Smoking is the single most important risk factor for COPD, yet there is still disagreement about the differences in the effect of smoking between white and African-American people. We hypothesized that the results of spirometry between smokers of the two races are equivalent if reference equations and lower limits of normal appropriate for each race are used.
We retrospectively analyzed all spirometry results in smokers over a 1-year period from the G.V. (Sonny) Montgomery VA Medical Center and excluded those that did not meet American Thoracic Society standards, or those from patients with additional medical problems. The remaining patients were classified by race and then matched for age and smoking history; 108 patients in each group were included, which met the power analysis goal of 98. The two groups were similar in age (57.5 years vs 57.0 years), smoking history (46.1 pack-years vs 46.0 pack-years), and body mass index (27.0 kg/m2 vs 28.3 kg/m2) for African Americans and whites, respectively. Data were analyzed using the unpaired t test, and p values were adjusted for multiple comparisons using the Bonferroni factor.

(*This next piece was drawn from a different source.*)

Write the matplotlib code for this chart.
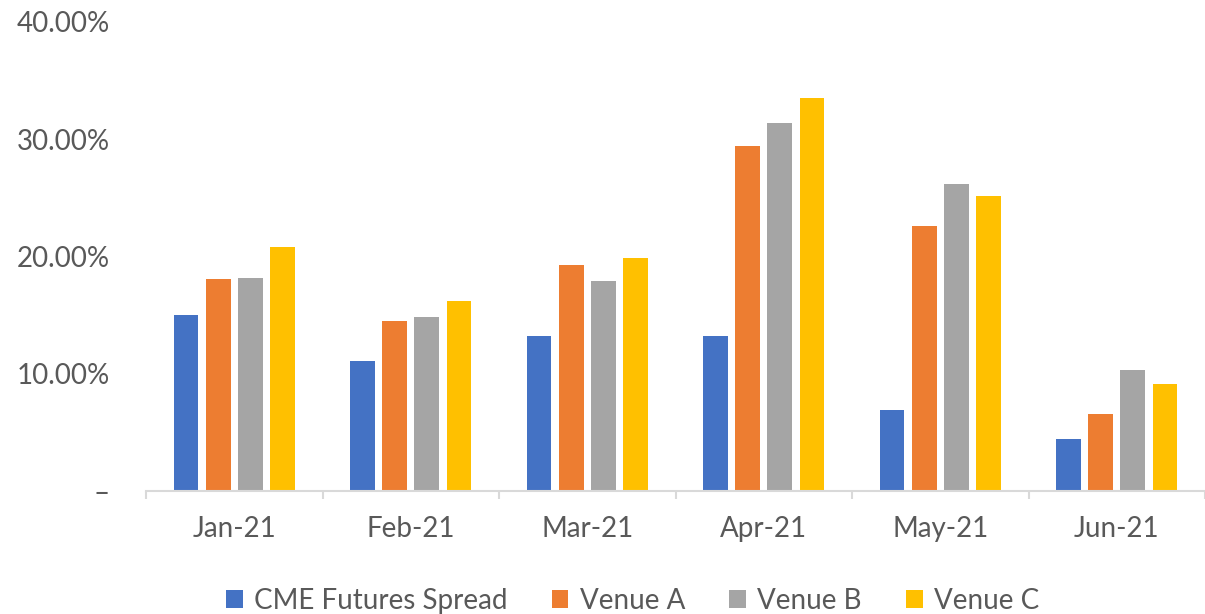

There were statistically significant differences between African American and white smokers in FVC (3.67 ± 0.07 L vs 4.26 ± 0.08 L, p = 0.001) and FEV1 (2.33 ± 0.07 L vs 2.72 ± 0.08 L, p = 0.002), as expected from the normal populations; however, there were no differences in FVC as percentage of predicted (89.1 ± 1.3% vs 86.7 ± 1.5%, p = 0.71) and FEV1 as percentage of predicted (71.9 ± 2.1% vs 72.2 ± 1.8%, p = 1.00) when the reference equations appropriate for race were used (third National Health and Nutrition Examination Survey). There were also no differences between the number of subject with abnormal FEV1/FVC results (56 African Americans vs 58 whites, p = 1.00) when the appropriate lower limits of normal were used.
There are no differences in spirometry findings between African Americans and whites when abnormality is defined appropriately using reference equations and lower limits of normal for each race. By using either percentage cutoffs for abnormality, or by adjusting for African-American equations only appropriate for whites, we were able to mimic with our data conflicting results in the literature.